I have lex grammar that contains rules for double quotes string:
...
%x DOUBLEQUOTE
...
%%
"\"" { yylval->string = NULL; BEGIN(DOUBLEQUOTE); }
<DOUBLEQUOTE> {
"\n" {
/* reset column counter on new line */
PARSER->linepos = 0;
(PARSER->linenum)++;
expr_parser_append_string(PARSER, &(yylval->string), yytext);
}
[^\"\n]+ { expr_parser_append_string(PARSER, &(yylval->string), yytext); }
"\\\"" { expr_parser_append_string(PARSER, &(yylval->string), yytext); }
"\"" {
BEGIN(INITIAL);
if ( yylval->string != NULL )
string_unescape_c(yylval->string);
return ( TOKEN_STRING );
}
}
Somehow the escape sequence \" is matched only at beginning of a string. If the \" appears latter in a string it looks like the characters \ and " are matched separately.
For instance:
Passes: "\" "
Fails: " \" "
Fails: "This is string example: \"a string inside of string\""
Why the escape sequence \" is not matched by the rule "\\\""

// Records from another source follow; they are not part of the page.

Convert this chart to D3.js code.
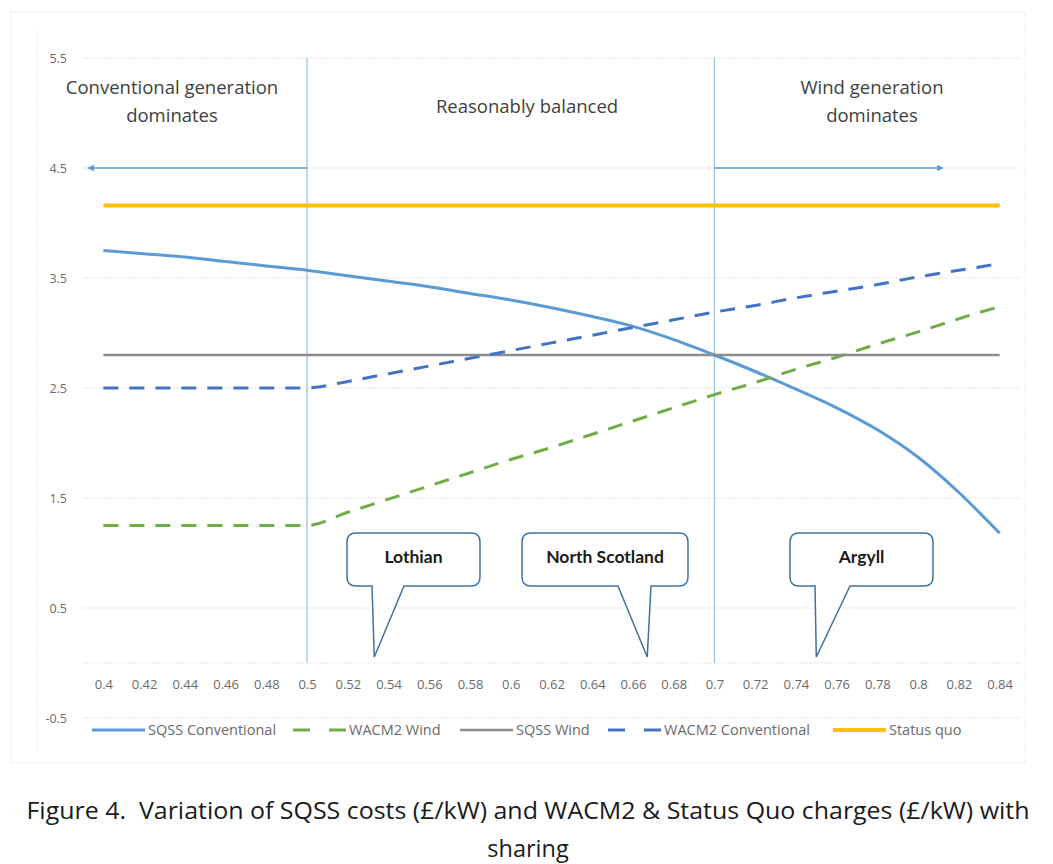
<!DOCTYPE html>
<html><head><meta charset="utf-8">
<script src="https://cdn.jsdelivr.net/npm/d3@7"></script>
<style>body{margin:0;background:#fff}svg{display:block}</style>
</head><body>
<svg id="c" width="1053" height="864"></svg>
<script>
const categories = [0.4,0.42,0.44,0.46,0.48,0.5,0.52,0.54,0.56,0.58,0.6,0.62,0.64,0.66,0.68,0.7,0.72,0.74,0.76,0.78,0.8,0.82,0.84];
const categoryLabels = ["0.4","0.42","0.44","0.46","0.48","0.5","0.52","0.54","0.56","0.58","0.6","0.62","0.64","0.66","0.68","0.7","0.72","0.74","0.76","0.78","0.8","0.82","0.84"];
const sqssConventional = [3.75,3.72,3.69,3.65,3.61,3.57,3.52,3.47,3.42,3.36,3.30,3.23,3.15,3.06,2.94,2.80,2.65,2.49,2.32,2.12,1.87,1.55,1.18];
const wacm2Wind = [1.25,1.25,1.25,1.25,1.25,1.25,1.37,1.49,1.61,1.73,1.85,1.96,2.08,2.20,2.32,2.44,2.55,2.67,2.78,2.90,3.01,3.13,3.24];
const sqssWind = [2.8,2.8,2.8,2.8,2.8,2.8,2.8,2.8,2.8,2.8,2.8,2.8,2.8,2.8,2.8,2.8,2.8,2.8,2.8,2.8,2.8,2.8,2.8];
const wacm2Conventional = [2.5,2.5,2.5,2.5,2.5,2.5,2.56,2.63,2.70,2.77,2.84,2.91,2.98,3.05,3.12,3.19,3.25,3.32,3.38,3.44,3.51,3.57,3.63];
const statusQuo = [4.16,4.16,4.16,4.16,4.16,4.16,4.16,4.16,4.16,4.16,4.16,4.16,4.16,4.16,4.16,4.16,4.16,4.16,4.16,4.16,4.16,4.16,4.16];
const yTicks = [-0.5,0.5,1.5,2.5,3.5,4.5,5.5];
const yTickLabels = ["-0.5","0.5","1.5","2.5","3.5","4.5","5.5"];
const regionBounds = [0.5, 0.7];
const regionLabels = [["Conventional generation","dominates"],["Reasonably balanced"],["Wind generation","dominates"]];
const callouts = [{label:"Lothian", at:0.533},{label:"North Scotland", at:0.667},{label:"Argyll", at:0.75}];
const captionLines = ["Figure 4.  Variation of SQSS costs (£/kW) and WACM2 & Status Quo charges (£/kW) with","sharing"];

const series = [
  {name:"SQSS Conventional", values:sqssConventional, color:"#5b9bd5", dash:null, w:3},
  {name:"WACM2 Wind", values:wacm2Wind, color:"#70ad47", dash:"15,11", w:3},
  {name:"SQSS Wind", values:sqssWind, color:"#8c8c8c", dash:null, w:2.5},
  {name:"WACM2 Conventional", values:wacm2Conventional, color:"#4472c4", dash:"15,11", w:3},
  {name:"Status quo", values:statusQuo, color:"#ffc000", dash:null, w:4}
];

const svg = d3.select("#c");
const font = "'Open Sans', Lato, sans-serif";
const L = 83, R = 1020, T = 58, B = 718;

// chart frame
svg.append("rect").attr("x",11).attr("y",12).attr("width",1014).attr("height",751)
  .attr("fill","none").attr("stroke","#ece4ec").attr("stroke-dasharray","2,1");
svg.append("line").attr("x1",37).attr("x2",37).attr("y1",30).attr("y2",750)
  .attr("stroke","#f0eaf0").attr("stroke-dasharray","2,1");

const x = d3.scalePoint().domain(categories).range([L,R]).padding(0.5);
const xl = d3.scaleLinear().domain([categories[0],categories[categories.length-1]]).range([x(categories[0]),x(categories[categories.length-1])]);
const y = d3.scaleLinear().domain([-0.5,5.5]).range([B,T]);

// gridlines
svg.append("g").selectAll("line").data(yTicks.concat([0])).join("line")
  .attr("x1",L).attr("x2",R).attr("y1",d=>y(d)).attr("y2",d=>y(d))
  .attr("stroke","#e9dfe9").attr("stroke-width",1).attr("stroke-dasharray","2,1");

// y axis labels
const yAxis = d3.axisLeft(y).tickValues(yTicks).tickFormat((d,i)=>yTickLabels[i]).tickSize(0).tickPadding(0);
const ya = svg.append("g").attr("transform",`translate(67,0)`).call(yAxis);
ya.select(".domain").remove();
ya.selectAll("text").attr("font-family",font).attr("font-size",12.5).attr("fill","#6a6a6a");

// x axis labels
const xAxis = d3.axisBottom(x).tickFormat((d,i)=>categoryLabels[i]).tickSize(0).tickPadding(0);
const xa = svg.append("g").attr("transform",`translate(0,${y(0)+17})`).call(xAxis);
xa.select(".domain").remove();
xa.selectAll("text").attr("font-family",font).attr("font-size",13).attr("fill","#6a6a6a");

// region boundaries
svg.append("g").selectAll("line").data(regionBounds).join("line")
  .attr("x1",d=>x(d)).attr("x2",d=>x(d)).attr("y1",y(5.5)).attr("y2",y(0))
  .attr("stroke","#9dc3e6").attr("stroke-width",1.3);

// arrows
const defs = svg.append("defs");
defs.append("marker").attr("id","ah").attr("viewBox","0 0 10 10").attr("refX",9).attr("refY",5)
  .attr("markerWidth",4.5).attr("markerHeight",4.5).attr("orient","auto-start-reverse")
  .append("path").attr("d","M0,0L10,5L0,10z").attr("fill","#5b9bd5");
svg.append("line").attr("x1",x(0.5)).attr("x2",88).attr("y1",y(4.5)).attr("y2",y(4.5))
  .attr("stroke","#5b9bd5").attr("stroke-width",1.5).attr("marker-end","url(#ah)");
svg.append("line").attr("x1",x(0.7)).attr("x2",943).attr("y1",y(4.5)).attr("y2",y(4.5))
  .attr("stroke","#5b9bd5").attr("stroke-width",1.5).attr("marker-end","url(#ah)");

// region labels
const regionCenters = [172, 527, 872];
regionLabels.forEach((lines,i)=>{
  lines.forEach((t,j)=>{
    svg.append("text").attr("x",regionCenters[i]).attr("y",(lines.length===1?113:94)+j*28)
      .attr("text-anchor","middle").attr("font-family",font).attr("font-size",18.5)
      .attr("fill","#404040").text(t);
  });
});

// series lines
const line = d3.line().x((d,i)=>x(categories[i])).y(d=>y(d)).curve(d3.curveMonotoneX);
svg.append("g").selectAll("path").data(series).join("path")
  .attr("d",d=>line(d.values)).attr("fill","none")
  .attr("stroke",d=>d.color).attr("stroke-width",d=>d.w)
  .attr("stroke-dasharray",d=>d.dash);

// callouts
const boxes = [{x0:347,x1:480,b0:372,b1:404},{x0:522,x1:688,b0:618,b1:651},{x0:790,x1:933,b0:815,b1:850}];
const bt = 533, bb = 586, r = 9;
callouts.forEach((c,i)=>{
  const b = boxes[i];
  const tx = xl(c.at), ty = y(0)-6;
  const p = d3.path();
  p.moveTo(b.x0+r,bt); p.lineTo(b.x1-r,bt); p.quadraticCurveTo(b.x1,bt,b.x1,bt+r);
  p.lineTo(b.x1,bb-r); p.quadraticCurveTo(b.x1,bb,b.x1-r,bb);
  p.lineTo(b.b1,bb); p.lineTo(tx,ty); p.lineTo(b.b0,bb);
  p.lineTo(b.x0+r,bb); p.quadraticCurveTo(b.x0,bb,b.x0,bb-r);
  p.lineTo(b.x0,bt+r); p.quadraticCurveTo(b.x0,bt,b.x0+r,bt); p.closePath();
  svg.append("path").attr("d",p.toString()).attr("fill","#fff").attr("stroke","#41719c").attr("stroke-width",1.5);
  svg.append("text").attr("x",(b.x0+b.x1)/2).attr("y",563).attr("text-anchor","middle")
    .attr("font-family","Lato, sans-serif").attr("font-size",17.5).attr("font-weight","bold")
    .attr("fill","#1a1a1a").text(c.label);
});

// legend
const legX = [92, 293, 460, 608, 833];
const lg = svg.append("g");
series.forEach((s,i)=>{
  const g = lg.append("g").attr("transform",`translate(${legX[i]},730)`);
  if (s.dash) {
    g.append("line").attr("x1",0).attr("x2",17).attr("y1",0).attr("y2",0).attr("stroke",s.color).attr("stroke-width",3);
    g.append("line").attr("x1",36).attr("x2",53).attr("y1",0).attr("y2",0).attr("stroke",s.color).attr("stroke-width",3);
  } else {
    g.append("line").attr("x1",0).attr("x2",53).attr("y1",0).attr("y2",0).attr("stroke",s.color).attr("stroke-width",s.w);
  }
  g.append("text").attr("x",56).attr("y",5).attr("font-family",font).attr("font-size",14.5)
    .attr("fill","#6a6a6a").text(s.name);
});

// caption
captionLines.forEach((t,i)=>{
  const tt = svg.append("text").attr("x",528).attr("y",819+i*38).attr("text-anchor","middle")
    .attr("font-family","'Open Sans', Lato, sans-serif").attr("font-size",23.5).attr("fill","#1a1a1a")
    .style("white-space","pre").text(t);
  if (i===0) tt.attr("textLength",1003).attr("lengthAdjust","spacingAndGlyphs");
});
</script>
</body></html>
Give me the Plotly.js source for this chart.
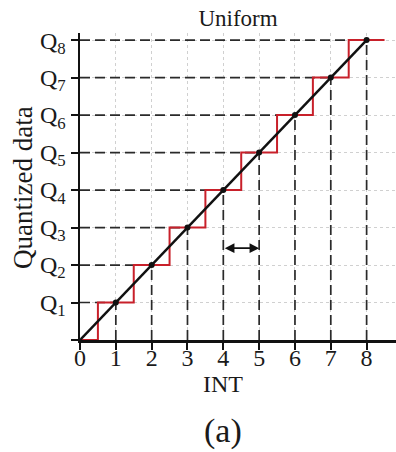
<!DOCTYPE html>
<html>
<head>
<meta charset="utf-8">
<script src="https://cdn.plot.ly/plotly-3.0.1.min.js"></script>
<style>html,body{margin:0;padding:0;background:#fff;}#chart{width:396px;height:452px;}</style>
</head>
<body>
<div id="chart"></div>
<script>
// Data
var intValues = [1, 2, 3, 4, 5, 6, 7, 8];
var quantLevels = [1, 2, 3, 4, 5, 6, 7, 8];
var stairX = [0, 0.5, 1.5, 2.5, 3.5, 4.5, 5.5, 6.5, 7.5, 8.5];
var stairY = [0, 1, 2, 3, 4, 5, 6, 7, 8, 8];
var lineX = [0, 8];
var lineY = [0, 8];
var xTickVals = [0, 1, 2, 3, 4, 5, 6, 7, 8];
var xTickText = ['0', '1', '2', '3', '4', '5', '6', '7', '8'];
var yTickVals = [0, 1, 2, 3, 4, 5, 6, 7, 8];
var yTickText = ['', 'Q<sub>1</sub>', 'Q<sub>2</sub>', 'Q<sub>3</sub>', 'Q<sub>4</sub>', 'Q<sub>5</sub>', 'Q<sub>6</sub>', 'Q<sub>7</sub>', 'Q<sub>8</sub>'];
var arrowFrom = 4, arrowTo = 5, arrowLevel = 2.45;

var serif = '"Liberation Serif", serif';

// dashed guide lines built from data
var hx = [], hy = [], vx = [], vy = [];
for (var i = 0; i < intValues.length; i++) {
  hx.push(0, intValues[i], null); hy.push(quantLevels[i], quantLevels[i], null);
  vx.push(intValues[i], intValues[i], null); vy.push(0, quantLevels[i], null);
}

var traces = [
  {x: hx, y: hy, mode: 'lines', line: {color: '#2a2a2a', width: 1.7, dash: '10px,5px'}, hoverinfo: 'skip'},
  {x: vx, y: vy, mode: 'lines', line: {color: '#2a2a2a', width: 1.7, dash: '10px,5px'}, hoverinfo: 'skip'},
  {x: stairX, y: stairY, mode: 'lines', line: {color: '#c8202a', width: 2, shape: 'hv'}, hoverinfo: 'skip'},
  {x: lineX, y: lineY, mode: 'lines', line: {color: '#111', width: 2.5}, hoverinfo: 'skip'},
  {x: intValues, y: quantLevels, mode: 'markers', marker: {color: '#111', size: 6}, hoverinfo: 'skip'}
];

var layout = {
  width: 396, height: 452,
  margin: {l: 80, r: 0, t: 33, b: 112},
  paper_bgcolor: '#fff', plot_bgcolor: '#fff',
  showlegend: false,
  font: {family: serif, color: '#1a1a1a', size: 24},
  title: {text: 'Uniform', font: {family: serif, size: 23, color: '#1a1a1a'}, x: 238/396, xanchor: 'center', xref: 'container', y: 1 - 18/452, yref: 'container', yanchor: 'middle'},
  xaxis: {
    range: [0, 8.82], tickvals: xTickVals, ticktext: xTickText,
    showline: true, linecolor: '#111', linewidth: 2.5,
    ticks: 'outside', ticklen: 7, tickwidth: 2, tickcolor: '#111',
    showgrid: true, gridcolor: '#d0d0d0', griddash: 'dot', gridwidth: 1,
    zeroline: false, tickfont: {family: serif, size: 24, color: '#1a1a1a'},
    ticklabelstandoff: -12
  },
  yaxis: {
    range: [0, 8.19], tickvals: yTickVals, ticktext: yTickText,
    showline: true, linecolor: '#111', linewidth: 2.5,
    ticks: 'outside', ticklen: 7, tickwidth: 2, tickcolor: '#111',
    showgrid: true, gridcolor: '#d0d0d0', griddash: 'dot', gridwidth: 1,
    zeroline: false, tickfont: {family: serif, size: 24, color: '#1a1a1a'}
  },
  annotations: [
    {x: arrowTo, y: arrowLevel, ax: arrowFrom, ay: arrowLevel, xref: 'x', yref: 'y', axref: 'x', ayref: 'y',
     text: '', showarrow: true, arrowhead: 2, arrowside: 'end+start', arrowsize: 1.2, arrowwidth: 1.6, arrowcolor: '#111', standoff: 0, startstandoff: 0},
    {text: 'Quantized data', xref: 'paper', yref: 'paper', x: 0, xanchor: 'center', y: 0, yanchor: 'middle',
     textangle: -90, showarrow: false, font: {family: serif, size: 27, color: '#1a1a1a'}},
    {text: 'INT', xref: 'x', yref: 'paper', x: 4, xanchor: 'center', y: 0, yanchor: 'middle', showarrow: false, font: {family: serif, size: 24, color: '#1a1a1a'}},
    {text: '(a)', xref: 'x', yref: 'paper', x: 4, xanchor: 'center', y: 0, yanchor: 'middle', showarrow: false, font: {family: serif, size: 34, color: '#1a1a1a'}}
  ]
};

var plotH = 452 - 33 - 112;
function paperY(py) { return (452 - 112 - py) / plotH; }
function paperX(px) { return (px - 80) / (396 - 80); }
layout.annotations[1].x = paperX(23);
layout.annotations[1].y = paperY(188);
layout.annotations[2].y = paperY(384);
layout.annotations[3].y = paperY(431);

Plotly.newPlot('chart', traces, layout, {displayModeBar: false, staticPlot: true});
</script>
</body>
</html>
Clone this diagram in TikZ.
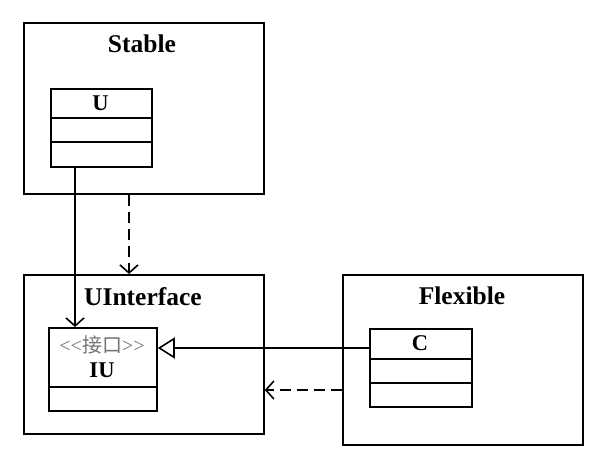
\documentclass[tikz,border=0pt]{standalone}
\usepackage{fontspec}
\setmainfont{Liberation Serif}
\newfontfamily\cjk{Noto Sans CJK SC}
\newfontfamily\stereofont[Ligatures=ResetAll]{Liberation Serif}
\usetikzlibrary{arrows.meta}
\tikzset{
  pkg/.style={draw, line width=1.8pt, rectangle, anchor=north west, inner sep=0pt},
  cls/.style={draw, line width=1.8pt, rectangle, anchor=north west, inner sep=0pt},
  pkglabel/.style={font=\fontsize{25.5}{28}\selectfont\bfseries, inner sep=0pt},
  clslabel/.style={font=\fontsize{22.5}{26}\selectfont\bfseries, inner sep=0pt},
  stereo/.style={font=\fontsize{20}{22}\selectfont\stereofont, text=black!55, inner sep=0pt},
  divider/.style={line width=1.8pt},
  dep/.style={line width=1.6pt, dash pattern=on 11pt off 6pt, -{Straight Barb[length=8pt,width=18pt,line width=1.6pt]}},
  assoc/.style={line width=1.6pt, -{Straight Barb[length=8pt,width=18pt,line width=1.6pt]}},
  real/.style={line width=1.6pt, -{Triangle[open,length=17pt,width=21pt,line width=1.6pt]}},
}
\begin{document}
\begin{tikzpicture}[x=1pt,y=-1pt]
\useasboundingbox[fill=white] (0,0) rectangle (605,460);
% packages
\node[pkg, minimum width=240pt, minimum height=171pt] (Stable) at (23,22) {};
\node[pkg, minimum width=240pt, minimum height=159pt] (UI) at (23,274) {};
\node[pkg, minimum width=240pt, minimum height=170pt] (Flex) at (342,274) {};
\node[pkglabel] (StableL) at (142,44) {Stable};
\node[pkglabel] (UIL) at (143,297) {UInterface};
\node[pkglabel] (FlexL) at (462,296) {Flexible};
% class U
\node[cls, minimum width=101pt, minimum height=78pt] (U) at (50,88) {};
\node[clslabel] (UL) at (100.5,103) {U};
\coordinate (u1) at (0,118);
\coordinate (u2) at (0,142);
\draw[divider] (U.west |- u1) -- (U.east |- u1);
\draw[divider] (U.west |- u2) -- (U.east |- u2);
% class IU
\node[cls, minimum width=108pt, minimum height=83pt] (IU) at (48,327) {};
\node[stereo] (IUS) at (102,345) {<{}<{\cjk 接口}>{}>};
\node[clslabel] (IUL) at (102,370) {IU};
\coordinate (i1) at (0,387);
\draw[divider] (IU.west |- i1) -- (IU.east |- i1);
% class C
\node[cls, minimum width=102pt, minimum height=78pt] (C) at (369,328) {};
\node[clslabel] (CL) at (420,343) {C};
\coordinate (c1) at (0,359);
\coordinate (c2) at (0,383);
\draw[divider] (C.west |- c1) -- (C.east |- c1);
\draw[divider] (C.west |- c2) -- (C.east |- c2);
% connectors
\coordinate (ux) at (75,0);
\coordinate (dx) at (129,0);
\coordinate (ry) at (0,348);
\coordinate (dy) at (0,390);
\draw[assoc] (U.south -| ux) -- (IU.north -| ux);
\draw[dep] (Stable.south -| dx) -- (UI.north -| dx);
\draw[real] (C.west |- ry) -- (IU.east |- ry);
\draw[dep] (Flex.west |- dy) -- (UI.east |- dy);
\end{tikzpicture}
\end{document}
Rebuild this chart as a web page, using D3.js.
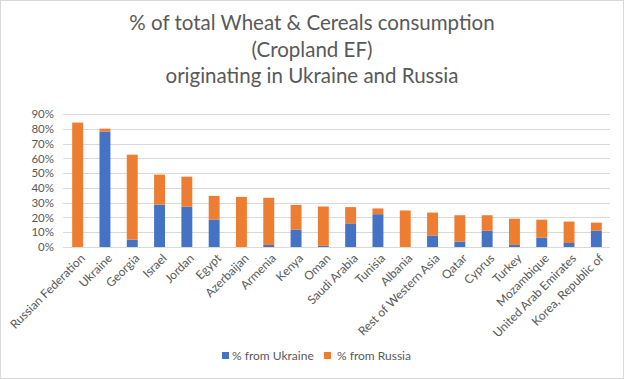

when appears latter in a string?
If the backslash is not the first character in the quoted string, then the backslash will be matched at the end of some token. For example:
"abc\"def"
^^^^ First token, longest match of [^"\n]+
^ Terminates quoted string
So you need to exclude backslashes as well. But once you do that, you need to provide a pattern which does match backslash escapes, not just backslash-escaped quotes. So I'd suggest:
<DOUBLEQUOTE>{
\\?\n { /* Handle newline */ }
([^"\\\n]|\\.)+ { expr_parser_append_string(PARSER,
&yylval->string,
yytext); }
\" { BEGIN(INITIAL); ... }
}
Note: I added an optional backslash to the beginning of the first pattern, in order to handle the case where the backslash immediately precedes a newline character. The .
in the second pattern (\\.
) will not match a newline so otherwise backslash-newline wouldn't be recognized at all.